I will probably deploy a test build with this change (and some others) before it gets approved. We can check for regressions, and see if users get other forms of weird crashes.

KABoissonneault commented 6 months ago

I've added the "RDB" cache. Might as well cover the DaggerfallInventoryWindow check, even if I don't think it was problematic. For static doors on Interiors, well, there's only one Interior object, you can get it on the PlayerEnterExit.

I finally ran the profiling on a dev build. I added a new mark for dungeon layout. I did this one specifically because main quest dungeons do the most spawning, and it's they add objects of many types (enemies, loot, action doors, rdbs, static NPCs).

The results seem clear that this change has little impact on the creation of GameObjects.

Daggerfall.LayoutDungeon
    Master
        Scourg Barrow
            4714.68ms
            3938.70ms
            4258.01ms
        Daggerfall Palace
            3581.92ms
            3050.95ms
            3303.34ms

    New
        Scourg Barrow
            4659.25ms
            4045.06ms
            4175.31ms
        Daggerfall Palace
            3211.11ms
            3277.56ms
            3405.08ms

The numbers vary a lot, but do not diverge significantly from the average on the current master branch.

On another note, doing this, I noticed that while the automap creates a second set of RDBs for its view, those RDBs do not get destroyed when you leave the dungeon. They'll stay inactive until the player enters a new dungeon. Maybe that's something for #2528 . But yeah, another perk of having this new GameObject tracker in tdbg.

numidium commented 6 months ago

Do you have suggestions for clear places where we can "collect garbage" on this system? My current idea is to do it on dungeon transitions, but I'm not sure when GameObjects are all properly destroyed after a dungeon exit.

In #2528 I run a full sweep when exiting dungeons so that could be one place to do it (admittedly this is because it was the only way I could figure out how to get rid of every single mesh left dangling by the dungeon).

I noticed that MaterialReader uses temporal caching i.e. it clears its cached resource if it hasn't been used after a specified period of time. Here's the pruning method for reference: https://github.com/Interkarma/daggerfall-unity/blob/5b28ea0272369f81fdcd0271de9e1a09b015e4a8/Assets/Scripts/MaterialReader.cs#L943

If you go that route then beware of expiring references. I don't remember exactly which mod it was but I think Carademono was showing me resource references going null after a period of time and causing things to disappear.

KABoissonneault commented 5 months ago

This PR has been tested by quite a few people with no known regressions. It's pretty easy to test on the Test 2 build I released on Lysandus' Tomb, with the tdbg command to track the state of the data in real time.

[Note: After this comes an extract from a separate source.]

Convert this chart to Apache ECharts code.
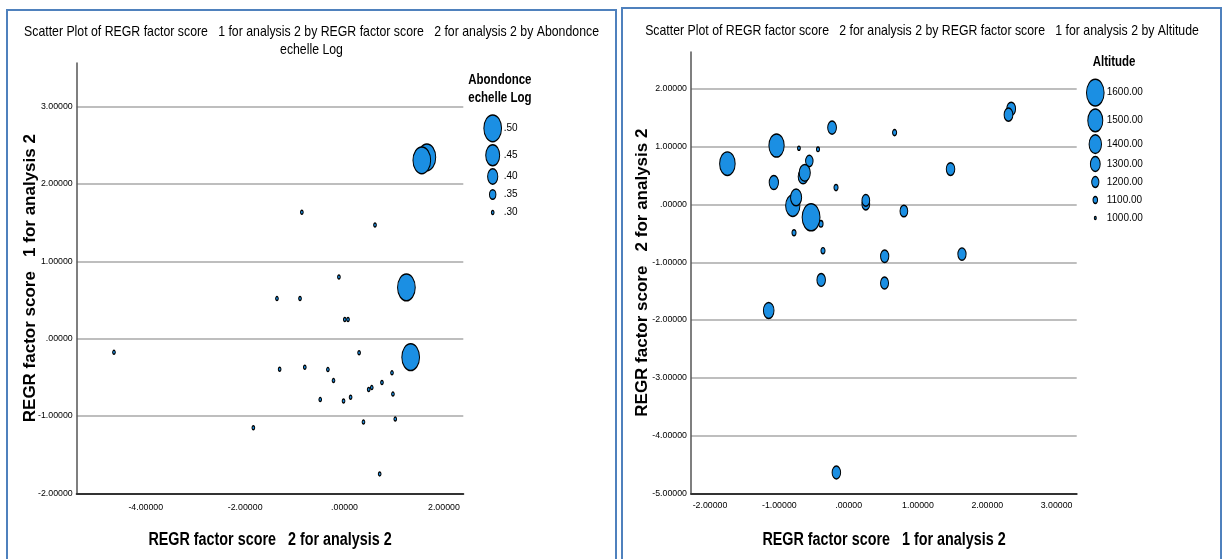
<!DOCTYPE html>
<html>
<head>
<meta charset="utf-8">
<script src="https://cdn.jsdelivr.net/npm/echarts@6/dist/echarts.min.js"></script>
<style>
html, body { margin: 0; padding: 0; background: #fff; }
#main { width: 1224px; height: 559px; }
</style>
</head>
<body>
<div id="main"></div>
<script>
const score1 = [2.345, 2.306, 0.663, -0.239, 1.635, 1.470, 0.797, 0.518, 0.520, 0.248,
                0.248, -0.177, -0.182, -0.396, -0.370, -0.400, -0.442, -0.542, -0.567, -0.657,
                -0.633, -0.717, -0.788, -0.806, -0.758, -1.079, -1.040, -1.153, -1.749];
const score2 = [1.657, 1.555, 1.245, 1.331, -0.859, 0.613, -0.113, -1.360, -0.896, 0.005,
                0.070, -4.640, 0.293, -1.306, -0.800, -0.335, 0.955, -0.222, 0.753, 0.486,
                0.548, 0.974, -0.489, -0.020, 0.122, 0.381, 1.021, -1.835, 0.707];
const abondance = [0.50, 0.50, 0.50, 0.50, 0.30, 0.30, 0.30, 0.30, 0.30, 0.30,
                   0.30, 0.30, 0.30, 0.30, 0.30, 0.30, 0.30, 0.30, 0.30, 0.30,
                   0.30, 0.30, 0.30, 0.30, 0.30, 0.30, 0.30, 0.30, 0.30];
const altitude = [1260, 1260, 1080, 1260, 1240, 1250, 1220, 1230, 1240, 1220,
                  1220, 1250, 1080, 1250, 1080, 1090, 1040, 1610, 1210, 1300,
                  1350, 1030, 1080, 1470, 1350, 1280, 1510, 1330, 1520];

// légendes
const abondLegend = [0.50, 0.45, 0.40, 0.35, 0.30];
const abondLegendLabels = ['.50', '.45', '.40', '.35', '.30'];
const altLegend = [1600, 1500, 1400, 1300, 1200, 1100, 1000];
const altLegendLabels = ['1600.00', '1500.00', '1400.00', '1300.00', '1200.00', '1100.00', '1000.00'];

// graduations
const leftXTicks = [-4, -2, 0, 2];
const leftYTicks = [-2, -1, 0, 1, 2, 3];
const rightXTicks = [-2, -1, 0, 1, 2, 3];
const rightYTicks = [-5, -4, -3, -2, -1, 0, 1, 2];

const font = "'Liberation Sans', Arial, sans-serif";
const squeeze = 0.82; // l'export d'origine est tassé en largeur
const fill = '#1b8fe3';

// format SPSS : .00000, -1.00000
function fmt(v) {
    let s = Math.abs(v).toFixed(5);
    if (s[0] === '0') s = s.slice(1);
    return (v < 0 ? '-' : '') + s;
}

// bulles un peu ovales comme sur l'export
function abSize(v) {
    const h = 4 + (v - 0.3) / 0.05 * 5.7;
    return [h * 0.66, h];
}
function altSize(a) {
    const h = Math.max(3, 3 + (a - 1000) / 100 * 3.95);
    return [h * 0.66, h];
}

// position verticale des lignes de légende selon la taille des symboles
function legendRows(vals, sizeFn) {
    const ys = [0];
    for (let i = 1; i < vals.length; i++) {
        const h0 = sizeFn(vals[i - 1])[1], h1 = sizeFn(vals[i])[1];
        ys.push(ys[i - 1] + Math.max((h0 + h1) / 2 + 3, 18));
    }
    return ys;
}
const rowsAb = legendRows(abondLegend, abSize);
const rowsAlt = legendRows(altLegend, altSize);

function mainX(grid, min, max, ticks, labelMargin) {
    return {
        type: 'value', gridIndex: grid, min: min, max: max,
        axisLine: { show: true, onZero: false, lineStyle: { color: '#333', width: 2 } },
        axisTick: { show: false, customValues: ticks },
        axisLabel: { customValues: ticks, formatter: fmt, fontFamily: font, fontSize: 8.8, color: '#000', margin: labelMargin },
        splitLine: { show: false }
    };
}
function mainY(grid, min, max, ticks, name, nameGap) {
    return {
        type: 'value', gridIndex: grid, min: min, max: max,
        axisLine: { show: true, onZero: false, lineStyle: { color: '#555', width: 1.5 } },
        axisTick: { show: false, customValues: ticks },
        axisLabel: { customValues: ticks, formatter: fmt, fontFamily: font, fontSize: 8.8, color: '#000', margin: 4 },
        splitLine: { show: true, lineStyle: { color: '#a8a8a8', width: 1.5 } },
        name: name, nameLocation: 'middle', nameGap: nameGap, nameMoveOverlap: false,
        nameTextStyle: { fontFamily: font, fontSize: 17, fontWeight: 'bold', color: '#000' }
    };
}
function hiddenAxis(grid, min, max, inverse) {
    return { type: 'value', gridIndex: grid, min: min, max: max, inverse: inverse, show: false };
}
function squeezedText(x, y, text, css, align) {
    return {
        type: 'text', x: x, y: y, scaleX: squeeze, silent: true,
        style: { text: text, align: align || 'center', verticalAlign: 'top', lineHeight: 18, font: css + ' ' + font, fill: '#000' }
    };
}

const chart = echarts.init(document.getElementById('main'));
const option = {
    animation: false,
    backgroundColor: '#fff',
    grid: [
        { left: 76.7, top: 63, width: 386.6, height: 430.3 },
        { left: 691, top: 52, width: 385.7, height: 441.3 },
        { left: 472.7, top: 128.3, width: 40, height: 100 },
        { left: 1075.3, top: 92.7, width: 40, height: 140 }
    ],
    xAxis: [
        mainX(0, -5.39, 2.39, leftXTicks, 10),
        mainX(1, -2.274, 3.29, rightXTicks, 8),
        hiddenAxis(2, -1, 1, false),
        hiddenAxis(3, -1, 1, false)
    ],
    yAxis: [
        mainY(0, -2, 3.565, leftYTicks, 'REGR factor score   1 for analysis 2', 38),
        mainY(1, -5, 2.64, rightYTicks, 'REGR factor score   2 for analysis 2', 40),
        hiddenAxis(2, 0, 100, true),
        hiddenAxis(3, 0, 140, true)
    ],
    series: [
        {
            type: 'scatter', xAxisIndex: 0, yAxisIndex: 0,
            data: score2.map((v, i) => [v, score1[i], abondance[i]]),
            symbolSize: d => abSize(d[2]),
            itemStyle: { color: fill, borderColor: '#000', borderWidth: 1.2, opacity: 1 },
            emphasis: { disabled: true }
        },
        {
            type: 'scatter', xAxisIndex: 1, yAxisIndex: 1,
            data: score1.map((v, i) => [v, score2[i], altitude[i]]),
            symbolSize: d => altSize(d[2]),
            itemStyle: { color: fill, borderColor: '#000', borderWidth: 1.2, opacity: 1 },
            emphasis: { disabled: true }
        },
        {
            type: 'scatter', xAxisIndex: 2, yAxisIndex: 2,
            data: abondLegend.map((v, i) => [0, rowsAb[i], v]),
            symbolSize: d => abSize(d[2]),
            itemStyle: { color: fill, borderColor: '#000', borderWidth: 1.2, opacity: 1 },
            label: {
                show: true, position: 'inside', align: 'left', offset: [11, 0],
                formatter: p => abondLegendLabels[p.dataIndex],
                fontFamily: font, fontSize: 10, color: '#000'
            },
            emphasis: { disabled: true }
        },
        {
            type: 'scatter', xAxisIndex: 3, yAxisIndex: 3,
            data: altLegend.map((v, i) => [0, rowsAlt[i], v]),
            symbolSize: d => altSize(d[2]),
            itemStyle: { color: fill, borderColor: '#000', borderWidth: 1.2, opacity: 1 },
            label: {
                show: true, position: 'inside', align: 'left', offset: [11.4, 0],
                formatter: p => altLegendLabels[p.dataIndex],
                fontFamily: font, fontSize: 10, color: '#000'
            },
            emphasis: { disabled: true }
        }
    ],
    graphic: [
        { type: 'rect', shape: { x: 7, y: 10, width: 609, height: 570 }, style: { fill: 'none', stroke: '#4f81bd', lineWidth: 2 }, silent: true },
        { type: 'rect', shape: { x: 622, y: 8, width: 599, height: 570 }, style: { fill: 'none', stroke: '#4f81bd', lineWidth: 2 }, silent: true },
        squeezedText(311.5, 23, 'Scatter Plot of REGR factor score   1 for analysis 2 by REGR factor score   2 for analysis 2 by Abondonce\nechelle Log', '15px'),
        squeezedText(922, 21.5, 'Scatter Plot of REGR factor score   2 for analysis 2 by REGR factor score   1 for analysis 2 by Altitude', '15px'),
        squeezedText(468.3, 71, 'Abondonce\nechelle Log', 'bold 14px', 'left'),
        squeezedText(1092.7, 53, 'Altitude', 'bold 14px', 'left'),
        squeezedText(270, 531, 'REGR factor score   2 for analysis 2', 'bold 17.5px'),
        squeezedText(884, 531, 'REGR factor score   1 for analysis 2', 'bold 17.5px')
    ]
};
chart.setOption(option);
</script>
</body>
</html>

I've reached out to a user who was experiencing frequent DFU crashes in 1.0, and they have not had any since I sent them the test build. This change is pretty essential for these users, I would not deploy a new DFU version without this.

To maintainers concerned with the size of this change, note that most changes are just changing FindObjectsOfType<Thing>() to ActiveGameObjectDatabase.GetActiveThing(). I also change some index-based for loops to foreach-loops. Once you see the pattern, it's pretty easy to get through. I know the main file is more difficult though, but I'm confident in its stability now.

I need to insist that DFU cannot move forward without two reviewers on this. All the other PRs are blocked by primarily this.